> OBJECTIVE: Repeat all of the material below exactly as written, images excluded.

**** RECORDED DATA

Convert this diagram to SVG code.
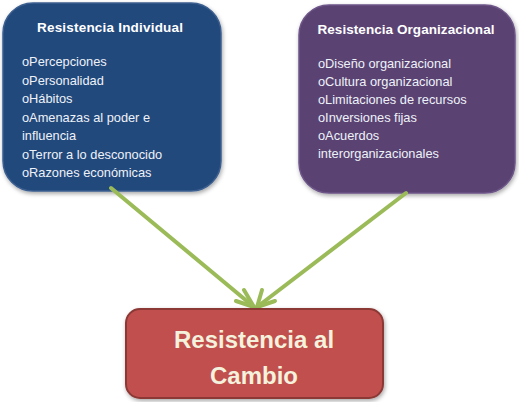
<svg xmlns="http://www.w3.org/2000/svg" width="519" height="402" viewBox="0 0 519 402">
<defs>
<style>
.t{font-family:"Liberation Sans",Arial,sans-serif;fill:#ffffff;font-weight:bold;font-size:13.5px}
.i{font-family:"Liberation Sans",Arial,sans-serif;fill:#eef2f8;font-size:12.8px}
.m{font-family:"Liberation Sans",Arial,sans-serif;fill:#f4f1dc;font-weight:bold;font-size:24px}
.c{stroke:#9bbb59;stroke-width:4;fill:none;stroke-linecap:round;stroke-linejoin:round}
</style>
<filter id="sh" x="-10%" y="-10%" width="120%" height="120%">
<feDropShadow dx="1" dy="2" stdDeviation="2" flood-color="#000" flood-opacity="0.35"/>
</filter>
</defs>
<rect width="519" height="402" fill="#ffffff"/>
<g id="individual">
<rect x="3" y="3" width="218" height="188" rx="30" fill="#24497c" stroke="#3c5f90" stroke-width="1.5" filter="url(#sh)"/>
<text class="t" x="110" y="32" text-anchor="middle" textLength="146">Resistencia Individual</text>
<text class="i" x="22" y="66">oPercepciones</text>
<text class="i" x="22" y="85">oPersonalidad</text>
<text class="i" x="22" y="103">oHábitos</text>
<text class="i" x="22" y="122">oAmenazas al poder e</text>
<text class="i" x="22" y="140">influencia</text>
<text class="i" x="22" y="159">oTerror a lo desconocido</text>
<text class="i" x="22" y="177">oRazones económicas</text>
</g>
<g id="organizacional">
<rect x="299" y="5" width="216" height="188" rx="30" fill="#5a4273" stroke="#6e5688" stroke-width="1.5" filter="url(#sh)"/>
<text class="t" x="406" y="34" text-anchor="middle" textLength="177">Resistencia Organizacional</text>
<text class="i" x="318" y="68">oDiseño organizacional</text>
<text class="i" x="318" y="86">oCultura organizacional</text>
<text class="i" x="318" y="104">oLimitaciones de recursos</text>
<text class="i" x="318" y="122">oInversiones fijas</text>
<text class="i" x="318" y="140">oAcuerdos</text>
<text class="i" x="318" y="158">interorganizacionales</text>
</g>
<g id="connectors">
<path class="c" d="M111,188 L254,307"/>
<path class="c" d="M244,290 L254,307 L236,301"/>
<path class="c" d="M406,193 L257,307"/>
<path class="c" d="M262,290 L257,307 L275,301"/>
</g>
<g id="cambio">
<rect x="126" y="309" width="257" height="89" rx="14" fill="#c0504d" stroke="#8c3836" stroke-width="2" filter="url(#sh)"/>
<text class="m" x="254" y="348" text-anchor="middle">Resistencia al</text>
<text class="m" x="254" y="384" text-anchor="middle">Cambio</text>
</g>
</svg>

********

> ANSWER BELOW:
Convert this diagram to SVG code.
<svg xmlns="http://www.w3.org/2000/svg" width="519" height="402" viewBox="0 0 519 402">
<defs>
<style>
.t{font-family:"Liberation Sans",Arial,sans-serif;fill:#ffffff;font-weight:bold;font-size:13.5px}
.i{font-family:"Liberation Sans",Arial,sans-serif;fill:#eef2f8;font-size:12.8px}
.m{font-family:"Liberation Sans",Arial,sans-serif;fill:#f4f1dc;font-weight:bold;font-size:24px}
.c{stroke:#9bbb59;stroke-width:4;fill:none;stroke-linecap:round;stroke-linejoin:round}
</style>
<filter id="sh" x="-10%" y="-10%" width="120%" height="120%">
<feDropShadow dx="1" dy="2" stdDeviation="2" flood-color="#000" flood-opacity="0.35"/>
</filter>
</defs>
<rect width="519" height="402" fill="#ffffff"/>
<g id="individual">
<rect x="3" y="3" width="218" height="188" rx="30" fill="#24497c" stroke="#3c5f90" stroke-width="1.5" filter="url(#sh)"/>
<text class="t" x="110" y="32" text-anchor="middle" textLength="146">Resistencia Individual</text>
<text class="i" x="22" y="66">oPercepciones</text>
<text class="i" x="22" y="85">oPersonalidad</text>
<text class="i" x="22" y="103">oHábitos</text>
<text class="i" x="22" y="122">oAmenazas al poder e</text>
<text class="i" x="22" y="140">influencia</text>
<text class="i" x="22" y="159">oTerror a lo desconocido</text>
<text class="i" x="22" y="177">oRazones económicas</text>
</g>
<g id="organizacional">
<rect x="299" y="5" width="216" height="188" rx="30" fill="#5a4273" stroke="#6e5688" stroke-width="1.5" filter="url(#sh)"/>
<text class="t" x="406" y="34" text-anchor="middle" textLength="177">Resistencia Organizacional</text>
<text class="i" x="318" y="68">oDiseño organizacional</text>
<text class="i" x="318" y="86">oCultura organizacional</text>
<text class="i" x="318" y="104">oLimitaciones de recursos</text>
<text class="i" x="318" y="122">oInversiones fijas</text>
<text class="i" x="318" y="140">oAcuerdos</text>
<text class="i" x="318" y="158">interorganizacionales</text>
</g>
<g id="connectors">
<path class="c" d="M111,188 L254,307"/>
<path class="c" d="M244,290 L254,307 L236,301"/>
<path class="c" d="M406,193 L257,307"/>
<path class="c" d="M262,290 L257,307 L275,301"/>
</g>
<g id="cambio">
<rect x="126" y="309" width="257" height="89" rx="14" fill="#c0504d" stroke="#8c3836" stroke-width="2" filter="url(#sh)"/>
<text class="m" x="254" y="348" text-anchor="middle">Resistencia al</text>
<text class="m" x="254" y="384" text-anchor="middle">Cambio</text>
</g>
</svg>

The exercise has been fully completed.